The UK is one of most trusting countries when it comes to neighbours and people have become more comfortable living beside historically marginalised groups, a survey has suggested.
Britain has made more progress than many other countries — meaning it now ranks among the most open of places across the large-scale study into the liberalisation of social attitudes.
The research by the Policy Institute at King’s College London found as part of the long-running World Values Survey that people have become more relaxed about living next to others from different backgrounds and of different sexuality.
While nearly a third (31 per cent) of people asked in 1990 said they would not like to have gay people as neighbours, by 2022 this had fallen to 4 per cent.
Similarly, while previously almost a quarter (23 per cent) of the public said the same about people who have Aids, that figure has dropped to 4 per cent.
Between 1981 and 2022, the share of the public who said they would not want to live next to immigrants or foreign workers has fallen from 13 per cent to 5 per cent.

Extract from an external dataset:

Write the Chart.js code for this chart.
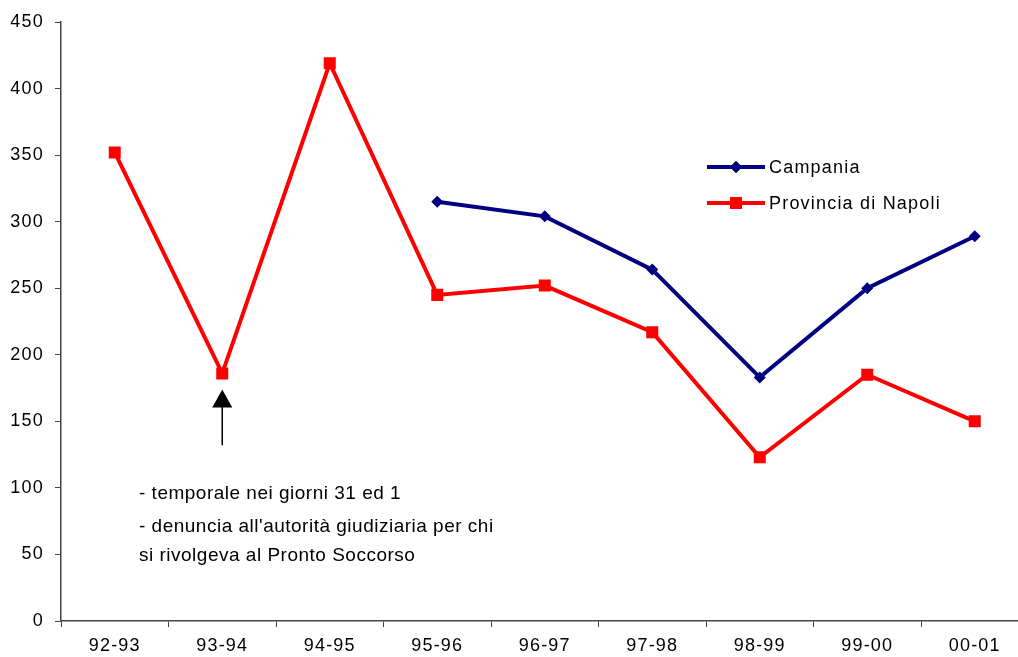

Over the same period, the proportion who said they would not like to live next to people of a different race dropped from 10 per cent to 1 per cent.
Overall, the British public’s trust in their neighbours has risen from 78 per cent in 2005 to 84 per cent in 2022.

Of 24 countries, the UK is above the US, which scored 72 per cent, and behind only Egypt (86 per cent), Sweden (89 per cent) and Norway (90 per cent).
Within the UK, Northern Ireland is the nation where people are most likely to trust those in their neighbourhood, at 90 per cent compared to England (84 per cent), and Scotland and Wales (both 81 per cent).
“The UK public are highly trusting of the people in their neighbourhood and very comfortable being neighbours with a wide range of groups, compared with many other nations and our own past views," Prof Bobby Duffy of the university said.
“It seems absurd that as recently as 1990 nearly a third of people in the UK said they’d be uncomfortable with gay neighbours.
"But this is now down to just 4 per cent, and reflects a wider rapid change of attitudes, shown in increased acceptance of people from different races and immigrants.
“These shifts have been seen in other countries, too, but the UK has often shifted more than many others, putting us now among the most open countries in the study.”